The sketches appear in chronological order, beginning with two charming drawings by the early nineteenth-century artist Michele Felice Cornè  (1752–1845), a Neapolitan who emigrated to the United States in 1800 and lived in Boston, Salem, and Newport. These drawings date from around 1810, when Cornè was living in Salem, enjoying the patronage of the Derby family. It takes a sketch to reveal little details like the toddler’s bassinet (cage?) below, details that would never appear in one of Cornè’s formal paintings of ships or houses. That’s what I like about sketches, as opposed to more formal compositions:  they give forth a seemingly-casual, and often more intimate, impression of daily life.

Cornè sketches, c. 1810, courtesy Newport Historical Society.

Lots of later nineteenth-century drawings of Salem exist, when both the city and its residents began to market “olde Salem”, first featuring architecture, and then (unfortunately) witchcraft. The sketches in Historical Sketches of the Old Houses of Salem (1870) display a bit of  (sometimes black) humor, as in Six Witches Will be Hung To-Day.  Come One! Come All! and our “Four Fathers”.  The decision to back the Witch City brand had not been made yet, in fact; this early guidebook looks like it is trying to offer up all of Salem’s attractions (including very big chimneys) at the same time.

The accomplished artist Eliza Pratt Greatorex (1819-1897), who was renown for her pen-and-ink sketches of American and European streetscapes, came to Salem to sketch (of course) the “Witch House” (more formally and correctly known as the Jonathan Corwin House) which she portrays as The Last of the Old Witch House.  Little did she know that it would endure as one of the centerpieces of the Witch City.

Eliza Pratt Greatorex, The Last of the Old Witch House, Salem, Massachusetts.  New York Public Library Digital Gallery.

More simplistic (and cheerful) sketches of Salem are in Lydia Louise Very’s Old Fashioned-Garden (1900) and What to See in Salem (1915), both published by the Salem Press Company. Very was part of the very interesting Very family of Salem, and sister of the transcendental poet Jones Very, for whom she cared during his long struggle with mental illness.

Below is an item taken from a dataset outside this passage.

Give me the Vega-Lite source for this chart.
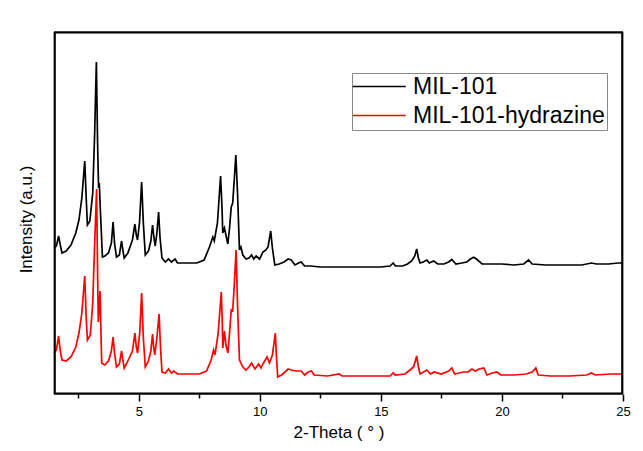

Moving forward into the twentieth century, there is a pen-and-ink sketch of Chestnut Street that was published in several national newspapers in 1930.

No witches:  sketched views of Salem in 1900, 1915 & 1930.

Sketching continues, it just takes different forms in the present, like these characters from the new Salem video game by Ten Ton Hammer, featuring : Puritans, Permadeath, and Open PvP in a Fantastical New England. These guys remind me a bit of the “four fathers” of past sketches.